Erfahrungen in Partnerschaften und das Selbstwertgefühl beeinflussen sich gegenseitig. Das ist das zentrale Ergebnis einer Studie von Psychologen der Universität Bern.

Das Selbstwertgefühl steigt typischerweise im jungen und mittleren Erwachsenenalter an, bevor es seinen Höhepunkt im Alter von etwa 50 bis 60 Jahren erreicht. Unklar war bisher jedoch, welche Ereignisse dazu führen, dass manche Menschen besonders positive Veränderungen in ihrem Selbstwertgefühl erleben, während bei anderen die Entwicklung weniger positiv verläuft. Psychologen der Universität Bern beleuchteten nun den Einfluss von Beziehungen auf den Selbstwert einer Person. Zu diesem Zweck befragten sie insgesamt 9.069 Personen im Alter von 15 bis 37 Jahren viermal innerhalb eines Zeitraums von drei Jahren.

Beziehungserfahrungen beeinflussen Selbstwertgefühl

Es zeigte sich, dass sowohl der Beginn einer Partnerschaft als auch eine Trennung das Selbstwertgefühl der Befragten beeinflusste. Studienteilnehmer, die eine neue Partnerschaft begannen, zeigten einen deutlichen Anstieg im Selbstwertgefühl, wenn die Beziehung mindestens ein Jahr lang andauerte. Im Gegensatz dazu veränderte eine kurze Partnerschaft von geringer Beziehungsqualität das Selbstwertgefühl nicht. Auch das Ende einer Beziehung hatte keine langfristigen Auswirkungen: Trennungen führten nur zu einer vorübergehenden Verringerung des Selbstwerts.

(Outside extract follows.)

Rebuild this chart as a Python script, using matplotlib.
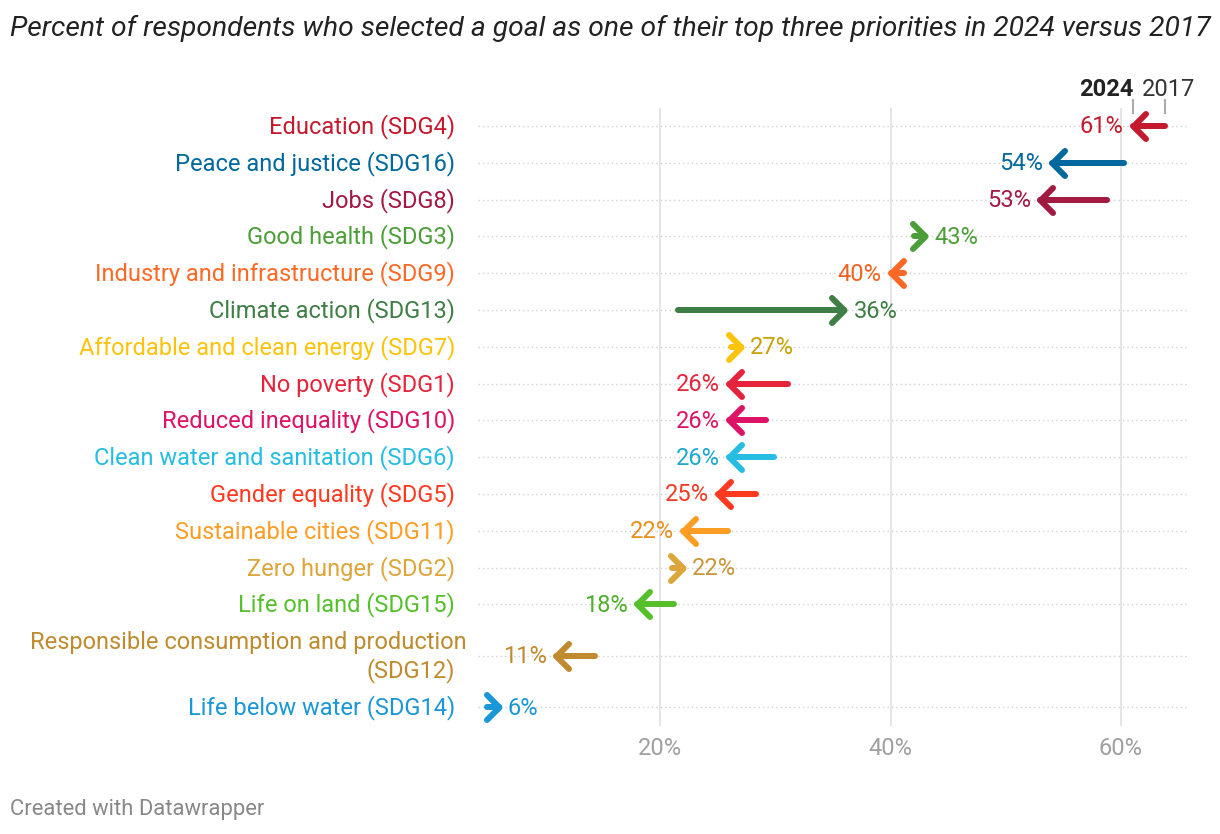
import numpy as np
import matplotlib.pyplot as plt
from matplotlib.path import Path
from matplotlib.markers import MarkerStyle

plt.rcParams['font.family'] = ['Roboto', 'DejaVu Sans']

# data
goals = ['Education (SDG4)', 'Peace and justice (SDG16)', 'Jobs (SDG8)',
         'Good health (SDG3)', 'Industry and infrastructure (SDG9)',
         'Climate action (SDG13)', 'Affordable and clean energy (SDG7)',
         'No poverty (SDG1)', 'Reduced inequality (SDG10)',
         'Clean water and sanitation (SDG6)', 'Gender equality (SDG5)',
         'Sustainable cities (SDG11)', 'Zero hunger (SDG2)',
         'Life on land (SDG15)',
         'Responsible consumption and production\n(SDG12)',
         'Life below water (SDG14)']
share_2024 = [61, 54, 53, 43, 40, 36, 27, 26, 26, 26, 25, 22, 22, 18, 11, 6]
share_2017 = [63.8, 60.3, 58.8, 42.0, 41.2, 21.6, 26.2, 31.1, 29.2, 29.9,
              28.3, 25.9, 21.0, 21.2, 14.4, 5.0]
colors = ['#C5192D', '#00689D', '#A21942', '#4C9F38', '#FD6925', '#3F7E44',
          '#FCC30B', '#E5243B', '#DD1367', '#26BDE2', '#FF3A21', '#FD9D24',
          '#DDA63A', '#56C02B', '#BF8B2E', '#1A97D6']
value_colors = ['#C5192D', '#00689D', '#A21942', '#4C9F38', '#F06420', '#3F7E44',
                '#C9A006', '#E5243B', '#DD1367', '#1DA8CD', '#F03A21', '#E8901E',
                '#C9973A', '#4DAF2A', '#BF8B2E', '#1A97D6']
tick_vals = [20, 40, 60]

W, H = 1220, 834
fig = plt.figure(figsize=(W / 100, H / 100), dpi=100)

# layout in pixels
row_px = 36.8
px_per_pct = 11.525
zero_px = 429.5
left_px, right_px, top_px = 478, 1188, 107.6
fs = 17

heights = np.array([1 + 0.8 * g.count('\n') for g in goals])
centers = np.cumsum(heights) - heights / 2
total = heights.sum()

ax = fig.add_axes([left_px / W, 1 - (top_px + total * row_px) / H,
                   (right_px - left_px) / W, total * row_px / H])
ax.set_xlim((left_px - zero_px) / px_per_pct, (right_px - zero_px) / px_per_pct)
ax.set_ylim(total, 0)
for s in ax.spines.values():
    s.set_visible(False)
ax.set_yticks([])
ax.set_xticks(tick_vals)
ax.set_xticklabels([f'{v}%' for v in tick_vals], color='#a0a0a0', fontsize=fs)
ax.tick_params(axis='x', length=0, pad=8)

for v in tick_vals:
    ax.axvline(v, color='#e3e3e3', lw=1.3, zorder=1)
for y in centers:
    ax.axhline(y, color='#cfcfcf', lw=1, ls=(0, (1, 2.2)), zorder=0)

pt = 72 / 100  # px -> points

left_head = MarkerStyle(Path([(1, 1), (0, 0), (1, -1)],
                             [Path.MOVETO, Path.LINETO, Path.LINETO]),
                        joinstyle='round', capstyle='round')
right_head = MarkerStyle(Path([(-1, 1), (0, 0), (-1, -1)],
                              [Path.MOVETO, Path.LINETO, Path.LINETO]),
                         joinstyle='round', capstyle='round')

for g, y, a, b, c, vc in zip(goals, centers, share_2017, share_2024, colors, value_colors):
    up = b > a
    ax.plot([a, b], [y, y], color=c, lw=6 * pt, solid_capstyle='round', zorder=3)
    ax.plot([b], [y], marker=right_head if up else left_head, ms=25 * pt,
            mfc='none', mec=c, mew=6 * pt, zorder=4)
    ax.annotate(f'{b:.0f}%', (b, y), xytext=((9 if up else -9) * pt, -7.5 * pt),
                textcoords='offset points', ha='left' if up else 'right',
                va='baseline', fontsize=fs, color=vc)
    lines = g.split('\n')
    n = len(lines)
    for i, line in enumerate(lines):
        dy = (i - (n - 1) / 2) * 29
        dx = -23 + (12 if i < n - 1 else 0)
        ax.annotate(line, (0, y), xycoords=('axes fraction', 'data'),
                    xytext=(dx * pt, (-dy - 7.5) * pt), textcoords='offset points',
                    ha='right', va='baseline', fontsize=fs, color=c,
                    annotation_clip=False)

# small key above the first row
ya = -(top_px - 100) / row_px
yb = (113 - top_px) / row_px
for v in (share_2024[0], share_2017[0]):
    ax.plot([v, v], [ya, yb], color='#aaaaaa', lw=1.5, clip_on=False)
ky = -(top_px - 96) / row_px
ax.text(share_2024[0] + 0.1, ky, '2024', ha='right', va='baseline',
        fontsize=fs, fontweight='bold', color='#222222')
ax.text(share_2017[0] + 0.3, ky, '2017', ha='center', va='baseline',
        fontsize=fs, color='#333333')

fig.text(10 / W, 1 - 28 / H,
         'Percent of respondents who selected a goal as one of their top three priorities in 2024 versus 2017',
         ha='left', va='center', fontsize=20.3, fontstyle='italic', color='#222222')
fig.text(10 / W, 1 - 810 / H, 'Created with Datawrapper', ha='left', va='center',
         fontsize=15.8, color='#888888')

fig.savefig('out.png', dpi=100)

Typischerweise hatte sich das Selbstwertgefühl bereits ein Jahr nach der Trennung wieder erholt.

Selbstwertgefühl beeinflusst die Zukunft einer Partnerschaft

Das Selbstwertgefühl hatte jedoch auch Einfluss auf das Gelingen und Scheitern von Partnerschaften. So gingen Singles, die zu Beginn der Studie ein hohes Selbstwertgefühl hatten, mit größerer Wahrscheinlichkeit eine Beziehung ein. Und bei Studienteilnehmern, die in einer Partnerschaft waren, kam es häufiger zu Unzufriedenheit mit der Beziehung, zu Konflikten und zur Trennung, wenn sie zu Beginn der Studie von einem niedrigen Selbstwertgefühl berichteten.
Frühere Studien der Arbeitsgruppe hatten zudem gezeigt, dass Personen mit niedrigem Selbstwertgefühl beispielsweise dazu neigen, in übertriebener Art und Weise Bestätigung beim Partner zu suchen, oder sich in schwierigen Situationen zu sehr oder vorschnell vom Partner zurückzuziehen, was die Beziehungszufriedenheit des Partners verringert. Personen mit hohem Selbstwertgefühl hingegen haben häufig bessere Fähigkeiten, ihren Partner emotional zu unterstützen und so die Partnerschaft zu stärken.

Keine Effekte für Heirat

In der Studie fand sich kein Zusammenhang zwischen einer Heirat und dem Selbstwertgefühl: Waren Studienteilnehmer bereits in einer Partnerschaft und heirateten, zeigten sich keine Veränderungen im Selbstwertgefühl. Umgekehrt hatte das Selbstwertgefühl auch keinen Einfluss darauf, ob Personen heirateten oder ohne Trauschein mit einem Partner zusammenlebten. Die Forschenden vermuten, dass diese Befunde auf die in unserem Kulturkreis verringerte gesellschaftliche Bedeutung der Ehe zurückzuführen sind. Für das Selbstwertgefühl scheine die Erfahrung des Beginns einer Partnerschaft weitaus wichtiger zu sein als die formale und rechtliche Anerkennung dieser Beziehung durch Heirat.